I have been working with LMD Tools for many years now,
currently using latetst LMD Tools 2022.8 on WIN11, 
RadStudio 11.3, with latest help files installed.

While  the tools functionality has been wonderfully enhanced over time,
at the same time the help files seem to go down the drain.

Most time I use F1 to get help on some element,
I either get no or a totally rudimentary help entry.
(Just one of 1000 examples, try to get help on TLMDSysSystemInfo)

Escaping for help to the CHM files sometimes helps a bit,
but most times does not give more information.

I am software developer, and I dislike to have to guess about functions all the time.
A proper help file is the backbone of this kind of tools,
so my question:

Am I wrong ?
Is anybody else here as frustrated as me by the scarce documentation ?

Once more, I lopve the tools, but I think I could make way more out of it
if they were properly documented.

Comments

  • 2 Comments sorted by Votes Date Added
  • edited April 2023 Posts: 0Vote Up0Vote Down
    I feel your pain. I have found this to be the case with many dev's of VCL. I spend more time looking for the method then actually doing the code. There are the methods for the standard VCL then the dev's do something different. What's more frustrating is the lake of demos and if there are demos it's not commented. Then there is the long wait times for answers or when there is an answer it's a non answer.

    I would be great if the dev's provided many more examples in the documentation with comments, or with the code examples break it down into smaller examples with comments.
  • edited May 2023 Posts: 0Vote Up0Vote Down
    I do so agree. I use a number of vendor tools, and LMD are among the worst in terms of help files (though very very few are even up to an "ok" standard). I know it costs money and time to develop good help, but it repays itself in customer satisfaction many times over. In an ideal world (and, in my experience, TMS come closest) what I like to see is help divided into two parts:

    (1) A "User's Guide", which explains what the components do and how to make them do it, in however many ways are available. Also describes the important properties. Very useful for people new to a particular set of components.
    (2) A "Reference", which simply lists all components and properties, and tells you what each does. Most useful when you're familiar with a component (or "type of component", such as "a grid") but don't know, or can't remember, which property or value is needed, and need the answer quickly.

    What we generally get, and definitely from LMD, is a poor attempt at (2), with about a couple of (usually out-of-date) small entries in the help file that would fit in (1). Almost always, these are created by scraping comments developers might have happened to put into the source, and are totally useless as true "help" files. The result is incomplete, missing, or out-of-date documentation (even Embarcadero "help" files are full of "Embarcadero has no further information on this topic").

    Examples are also mostly useless on their own - they're little better than adverts saying "look how cool our components are!". At best, they show me one way of achieving a particular function. But why does the example use that way/that property setting/that function? What happens if I do things differently, and what affect does that have?
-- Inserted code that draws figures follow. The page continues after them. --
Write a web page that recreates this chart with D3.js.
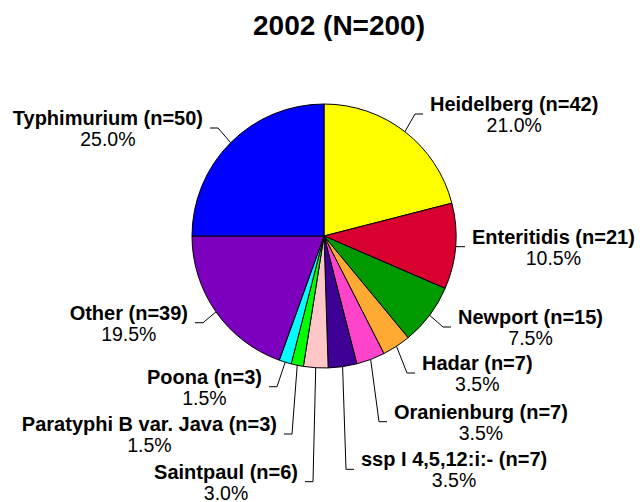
<!DOCTYPE html>
<html>
<head>
    <title>2002 (N=200)</title>
    <script src="https://d3js.org/d3.v7.min.js"></script>
    <style>
        body { margin: 0; background: #fff; }
    </style>
</head>
<body>
<script>
    var w = 643;
    var h = 502;

    // data, clockwise from 12 o'clock
    var serotypes = ["Heidelberg", "Enteritidis", "Newport", "Hadar", "Oranienburg",
                     "ssp I 4,5,12:i:-", "Saintpaul", "Paratyphi B var. Java", "Poona",
                     "Other", "Typhimurium"];
    var counts = [42, 21, 15, 7, 7, 7, 6, 3, 3, 39, 50];
    var colors = ["#ffff00", "#d8002f", "#009900", "#ffaa33", "#ff44cc",
                  "#3f0095", "#ffc6c8", "#00ff00", "#00ffff", "#7d00bf", "#0000ff"];
    var total = d3.sum(counts);

    // label placement: [y of leader's horizontal run, x of the elbow]
    var labelLayout = [[114, 415], [246.7, 457], [327, 443], [373, 407], [421.7, 379],
                       [469.3, 346], [481.7, 313], [434, 292], [386.7, 277],
                       [322.7, 203], [128, 218]];

    var cx = 324, cy = 236, r = 132;

    var svg = d3.select("body")
                .append("svg")
                .attr("width", w)
                .attr("height", h)
                .style("font-family", "'Liberation Sans', Arial, sans-serif");

    svg.append("text")
       .attr("x", 339)
       .attr("y", 35)
       .attr("text-anchor", "middle")
       .attr("font-size", "28px")
       .attr("font-weight", "bold")
       .text("2002 (N=" + total + ")");

    var pie = d3.pie().sort(null).value(function(d){ return d; });
    var arcs = pie(counts);
    var arc = d3.arc().innerRadius(0).outerRadius(r);

    var g = svg.append("g").attr("transform", "translate(" + cx + "," + cy + ")");
    g.selectAll("path")
     .data(arcs)
     .enter()
     .append("path")
     .attr("d", arc)
     .attr("fill", function(d, i){ return colors[i]; })
     .attr("stroke", "#000")
     .attr("stroke-width", 1);

    // leader lines and labels
    arcs.forEach(function(d, i) {
        var mid = (d.startAngle + d.endAngle) / 2;
        var x0 = cx + r * Math.sin(mid);
        var y0 = cy - r * Math.cos(mid);
        var right = mid < Math.PI;
        var ly = labelLayout[i][0];
        var ex = labelLayout[i][1];
        var endX = right ? ex + 8 : ex - 8;

        svg.append("polyline")
           .attr("points", [[x0, y0], [ex, ly], [endX, ly]].map(function(p){ return p.join(","); }).join(" "))
           .attr("fill", "none")
           .attr("stroke", "#000")
           .attr("stroke-width", 1);

        var tx = right ? endX + 7 : endX - 7;
        var name = svg.append("text")
           .attr("x", tx)
           .attr("y", ly - 3)
           .attr("text-anchor", right ? "start" : "end")
           .attr("font-size", "20px")
           .attr("font-weight", "bold")
           .attr("fill", "#000")
           .text(serotypes[i] + " (n=" + counts[i] + ")");

        var tw = name.node().getComputedTextLength();
        var mx = right ? tx + tw / 2 : tx - tw / 2;
        svg.append("text")
           .attr("x", mx)
           .attr("y", ly - 3 + 21)
           .attr("text-anchor", "middle")
           .attr("font-size", "19.5px")
           .attr("fill", "#000")
           .text((counts[i] / total * 100).toFixed(1) + "%");
    });
</script>
</body>
</html>
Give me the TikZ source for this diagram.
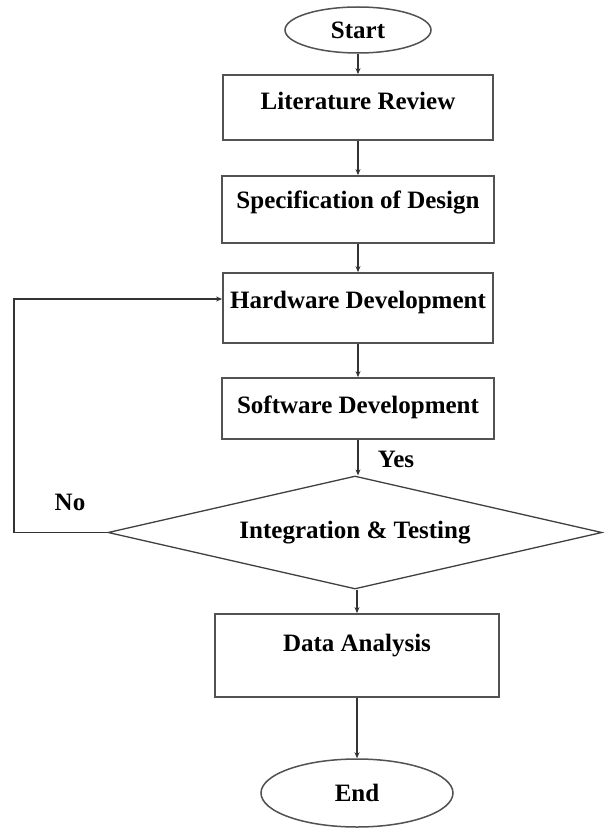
\documentclass[tikz,border=0pt]{standalone}
\usepackage{fontspec}
\setmainfont{Liberation Serif}
\usetikzlibrary{shapes.geometric,arrows.meta}
\begin{document}
\begin{tikzpicture}[x=1pt,y=-1pt,
  every node/.style={font=\fontsize{25}{30}\selectfont\bfseries, text=black},
  procbox/.style={draw=black!68, line width=1.8pt, rectangle, inner sep=0pt, text height=17pt},
  term/.style={draw=black!68, line width=1.5pt, ellipse, inner sep=0pt, text height=17pt, text depth=0pt},
  decide/.style={draw=black!75, line width=1.3pt, diamond, aspect=4.39, inner sep=0pt, text height=17pt},
  conn/.style={draw=black!80, line width=1.4pt, -{Stealth[length=6pt,width=5pt]}},
  lbl/.style={inner sep=0pt}
]
\fill[white] (0,0) rectangle (603,829);
\useasboundingbox (0,0) rectangle (603,829);

\node[term, minimum width=146pt, minimum height=46pt] (start) at (358,30) {Start};
\node[procbox, minimum width=270pt, minimum height=65pt, text depth=13.4pt] (lit) at (358,107.5) {Literature Review};
\node[procbox, minimum width=272pt, minimum height=67pt, text depth=19.4pt] (spec) at (358,209.5) {Specification of Design};
\node[procbox, minimum width=270pt, minimum height=70pt, text depth=16.4pt] (hw) at (358,308) {Hardware Development};
\node[procbox, minimum width=272pt, minimum height=61pt, text depth=7.4pt] (sw) at (358,408.5) {Software Development};
\node[decide, minimum width=494pt, minimum height=113pt, text depth=5pt] (dia) at (355,532.5) {Integration \& Testing};
\node[procbox, minimum width=284pt, minimum height=83pt, text depth=25.4pt] (data) at (357,655.5) {Data Analysis};
\node[term, minimum width=192pt, minimum height=68pt] (end) at (357,793) {End};

\node[lbl] (yes) at (396,459) {Yes};
\node[lbl] (no) at (70,502) {No};

\coordinate (loopx) at (14,0);

\draw[conn] (start.south) -- (start.south |- lit.north);
\draw[conn] (lit.south) -- (lit.south |- spec.north);
\draw[conn] (spec.south) -- (spec.south |- hw.north);
\draw[conn] (hw.south) -- (hw.south |- sw.north);
\draw[conn] (sw.south) -- (dia.north -| sw.south);
\draw[conn] (dia.south -| data.north) -- (data.north);
\draw[conn] (data.south) -- (data.south |- end.north);
\draw[conn] (dia.west) -- (dia.west -| loopx) |- ([yshift=9pt]hw.west);
\end{tikzpicture}
\end{document}
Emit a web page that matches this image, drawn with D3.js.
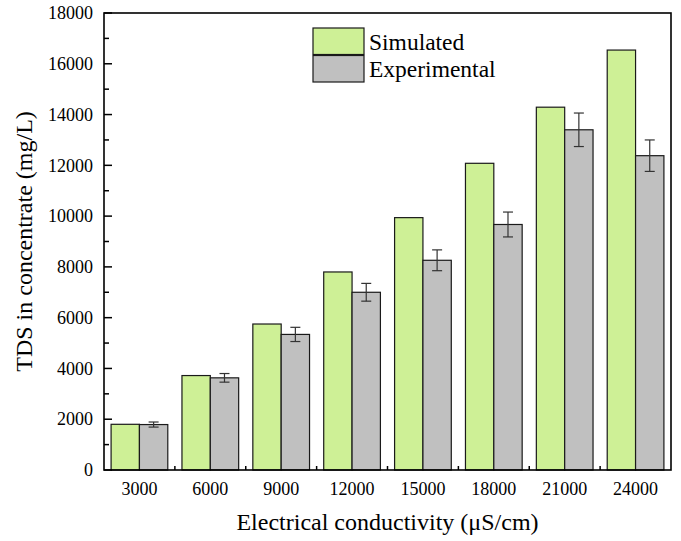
<!DOCTYPE html>
<html>
<head>
<meta charset="utf-8">
<script src="https://cdn.jsdelivr.net/npm/d3@7"></script>
<style>
  html, body { margin: 0; padding: 0; background: #fff; }
  svg { display: block; }
  text { font-family: "Liberation Serif", "Times New Roman", serif; fill: #000; }
</style>
</head>
<body>
<svg id="chart" width="681" height="541"></svg>
<script>
const categories = ["3000", "6000", "9000", "12000", "15000", "18000", "21000", "24000"];
const seriesNames = ["Simulated", "Experimental"];
const simulated = [1800, 3720, 5750, 7800, 9940, 12080, 14290, 16540];
const experimental = [1790, 3630, 5340, 7000, 8260, 9670, 13400, 12380];
const experimentalErr = [100, 170, 280, 350, 410, 490, 660, 620];
const yTicks = [0, 2000, 4000, 6000, 8000, 10000, 12000, 14000, 16000, 18000];
const colors = { Simulated: "#cef096", Experimental: "#c0c0c0" };

const W = 681, H = 541;
const m = { left: 104, right: 10, top: 13, bottom: 71 };
const pw = W - m.left - m.right, ph = H - m.top - m.bottom;
const serif = "Liberation Serif, Times New Roman, serif";

const svg = d3.select("#chart");
const g = svg.append("g").attr("transform", `translate(${m.left},${m.top})`);

const x0 = d3.scaleBand().domain(categories).range([0, pw]).paddingInner(0.2).paddingOuter(0.1);
const x1 = d3.scaleBand().domain(seriesNames).range([0, x0.bandwidth()]);
const y = d3.scaleLinear().domain([0, 18000]).range([ph, 0]);

const data = categories.map((c, i) => ({
  cat: c,
  vals: [
    { name: "Simulated", v: simulated[i] },
    { name: "Experimental", v: experimental[i], e: experimentalErr[i] }
  ]
}));

// bars
const grp = g.selectAll("g.grp").data(data).join("g")
  .attr("class", "grp")
  .attr("transform", d => `translate(${x0(d.cat)},0)`);
grp.selectAll("rect").data(d => d.vals).join("rect")
  .attr("x", d => x1(d.name))
  .attr("y", d => y(d.v))
  .attr("width", x1.bandwidth())
  .attr("height", d => ph - y(d.v))
  .attr("fill", d => colors[d.name])
  .attr("stroke", "#1a1a1a")
  .attr("stroke-width", 1.2);

// error bars
const eb = grp.selectAll("g.err").data(d => d.vals.filter(v => v.e != null)).join("g").attr("class", "err");
const cap = 5;
eb.append("line")
  .attr("x1", d => x1(d.name) + x1.bandwidth() / 2)
  .attr("x2", d => x1(d.name) + x1.bandwidth() / 2)
  .attr("y1", d => y(d.v + d.e)).attr("y2", d => y(d.v - d.e))
  .attr("stroke", "#333").attr("stroke-width", 1.2);
eb.append("line")
  .attr("x1", d => x1(d.name) + x1.bandwidth() / 2 - cap)
  .attr("x2", d => x1(d.name) + x1.bandwidth() / 2 + cap)
  .attr("y1", d => y(d.v + d.e)).attr("y2", d => y(d.v + d.e))
  .attr("stroke", "#333").attr("stroke-width", 1.2);
eb.append("line")
  .attr("x1", d => x1(d.name) + x1.bandwidth() / 2 - cap)
  .attr("x2", d => x1(d.name) + x1.bandwidth() / 2 + cap)
  .attr("y1", d => y(d.v - d.e)).attr("y2", d => y(d.v - d.e))
  .attr("stroke", "#333").attr("stroke-width", 1.2);

// y axis
const yAxis = d3.axisLeft(y).tickValues(yTicks).tickSize(0).tickPadding(11).tickFormat(d3.format("d"));
const ya = g.append("g").call(yAxis)
  .attr("font-family", serif).attr("font-size", 18);
ya.select(".domain").remove();
ya.selectAll("text").attr("font-family", serif).attr("font-size", 18).style("font-family", serif).style("font-size", "18px");
// major ticks inward
g.append("g").selectAll("line").data(yTicks).join("line")
  .attr("x1", 0).attr("x2", 8).attr("y1", d => y(d)).attr("y2", d => y(d))
  .attr("stroke", "#000").attr("stroke-width", 1.5);
// minor ticks
g.append("g").selectAll("line").data(d3.range(1000, 18000, 2000)).join("line")
  .attr("x1", 0).attr("x2", 5).attr("y1", d => y(d)).attr("y2", d => y(d))
  .attr("stroke", "#000").attr("stroke-width", 1.5);

// x axis
const xAxis = d3.axisBottom(x0).tickSize(0).tickPadding(12);
const xa = g.append("g").attr("transform", `translate(0,${ph})`).call(xAxis)
  .attr("font-family", serif).attr("font-size", 18);
xa.select(".domain").remove();
xa.selectAll("text").attr("font-family", serif).attr("font-size", 18).style("font-family", serif).style("font-size", "18px");
// ticks between groups
const boundaries = categories.slice(1).map(c => x0(c) - x0.step() * x0.paddingInner() / 2);
g.append("g").selectAll("line").data(boundaries).join("line")
  .attr("x1", d => d).attr("x2", d => d).attr("y1", ph).attr("y2", ph - 4)
  .attr("stroke", "#000").attr("stroke-width", 1.5);

// frame
g.append("rect").attr("x", 0).attr("y", 0).attr("width", pw).attr("height", ph)
  .attr("fill", "none").attr("stroke", "#000").attr("stroke-width", 1.6);

// axis titles
svg.append("text")
  .attr("transform", `translate(32,${m.top + ph / 2}) rotate(-90)`)
  .attr("text-anchor", "middle")
  .style("font-size", "24px")
  .text("TDS in concentrate (mg/L)");
svg.append("text")
  .attr("x", m.left + pw / 2).attr("y", 530)
  .attr("text-anchor", "middle")
  .style("font-size", "24px")
  .text("Electrical conductivity (μS/cm)");

// legend
const leg = svg.append("g").attr("transform", "translate(313,28)");
seriesNames.forEach((s, i) => {
  leg.append("rect").attr("x", 0).attr("y", i * 27.5).attr("width", 51).attr("height", 26.5)
    .attr("fill", colors[s]).attr("stroke", "#1a1a1a").attr("stroke-width", 1.2);
  leg.append("text").attr("x", 56).attr("y", i * 27.5 + 21.5)
    .style("font-size", "23.5px").text(s);
});
</script>
</body>
</html>
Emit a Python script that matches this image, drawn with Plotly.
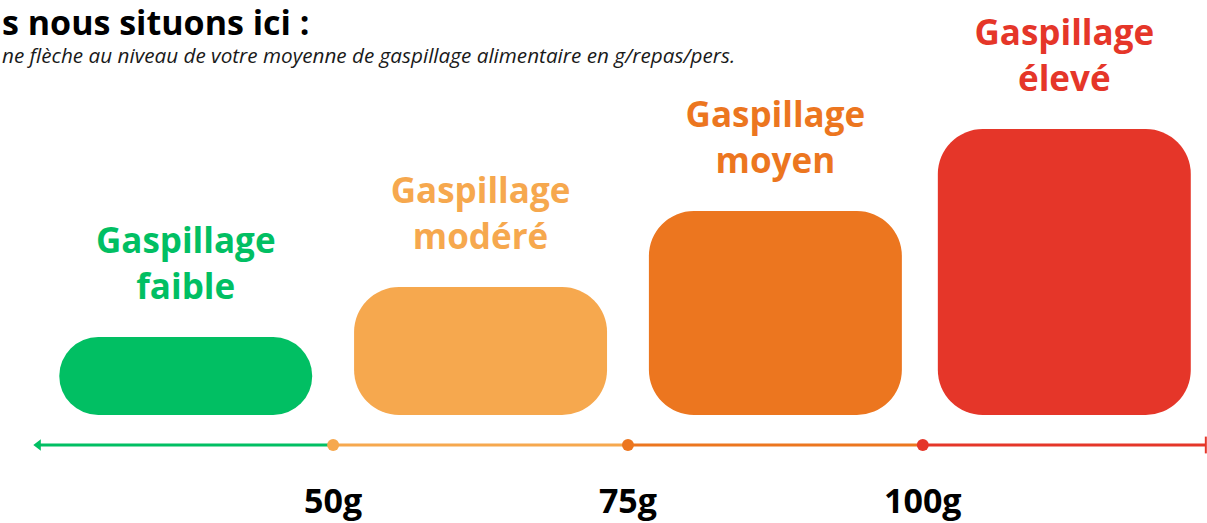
import plotly.graph_objects as go

# ---- data ----
categories = ["Gaspillage<br>faible", "Gaspillage<br>modéré", "Gaspillage<br>moyen", "Gaspillage<br>élevé"]
levels = [78, 128, 204, 286]            # visual height of each block
bounds = [25, 50, 75, 100, 124]         # g/repas/pers band limits
tick_values = [50, 75, 100]
tick_labels = ["50g", "75g", "100g"]
title_text = "s nous situons ici :"
subtitle_text = "ne flèche au niveau de votre moyenne de gaspillage alimentaire en g/repas/pers."

# ---- style ----
colors = ["#01bf63", "#f6a84e", "#ec761f", "#e53629"]
radii = [39, 45, 45, 45]
bar_width = 21.45
axis_y = -30
tick_label_y = -89
label_offset = 70
FONT = "Open Sans"

fig = go.Figure()

mids = [(bounds[i] + bounds[i + 1]) / 2 for i in range(len(levels))]

for i, (cat, h) in enumerate(zip(categories, levels)):
    fig.add_trace(go.Bar(x=[mids[i]], y=[h], base=[0], width=bar_width,
                         marker=dict(color=colors[i], cornerradius=radii[i], line=dict(width=0)),
                         hoverinfo="skip"))
    fig.add_trace(go.Scatter(x=[mids[i]], y=[h + label_offset], mode="text", text=[cat],
                             textposition="middle center",
                             textfont=dict(family=FONT, size=35, color=colors[i], weight=700),
                             hoverinfo="skip"))
    fig.add_trace(go.Scatter(x=[bounds[i], bounds[i + 1]], y=[axis_y, axis_y], mode="lines",
                             line=dict(color=colors[i], width=3), hoverinfo="skip"))

fig.add_trace(go.Scatter(x=[bounds[0]], y=[axis_y], mode="markers",
                         marker=dict(symbol="triangle-left", size=10, color=colors[0]),
                         hoverinfo="skip", cliponaxis=False))
fig.add_trace(go.Scatter(x=[bounds[-1]], y=[axis_y], mode="markers",
                         marker=dict(symbol="line-ns", size=12, color=colors[-1],
                                     line=dict(width=2, color=colors[-1])),
                         hoverinfo="skip", cliponaxis=False))
fig.add_trace(go.Scatter(x=tick_values, y=[axis_y] * len(tick_values), mode="markers",
                         marker=dict(size=12, color=colors[1:4]), hoverinfo="skip"))
fig.add_trace(go.Scatter(x=tick_values, y=[tick_label_y] * len(tick_values), mode="text",
                         text=tick_labels, textposition="middle center",
                         textfont=dict(family=FONT, size=34, color="#000000", weight=700),
                         hoverinfo="skip", cliponaxis=False))

fig.add_annotation(xref="paper", yref="paper", x=0, y=1 - 22 / 523, xanchor="left", yanchor="middle",
                   text=title_text, showarrow=False,
                   font=dict(family=FONT, size=34, color="#000000", weight=700))
fig.add_annotation(xref="paper", yref="paper", x=0, y=1 - 55 / 523, xanchor="left", yanchor="middle",
                   text=subtitle_text, showarrow=False,
                   font=dict(family=FONT, size=20.7, color="#1a1a1a", style="italic"))

fig.update_layout(
    width=1207, height=523,
    margin=dict(l=0, r=0, t=0, b=0),
    paper_bgcolor="white", plot_bgcolor="white",
    showlegend=False, barmode="overlay",
    xaxis=dict(range=[21.75, 124.1], visible=False, fixedrange=True),
    yaxis=dict(range=[-108, 415], visible=False, fixedrange=True),
    font=dict(family=FONT),
)

fig.write_html("out.html", config={"displayModeBar": False},
               post_script="document.body.style.margin='0';")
That's why I believe the "User Guide", mentioned above, is needed.

    It's also no excuse to say "you're a developer, read the source". With the 1000s of lines of code involved in a decent component library, and the myriad inheritances going on that's neither sensible nor even feasible.

    I grew up with IBM mainframe documentation, have led a documentation team, and used to be the Technical Editor of a computer magazine. I know what good documentation looks like, and LMD's isn't.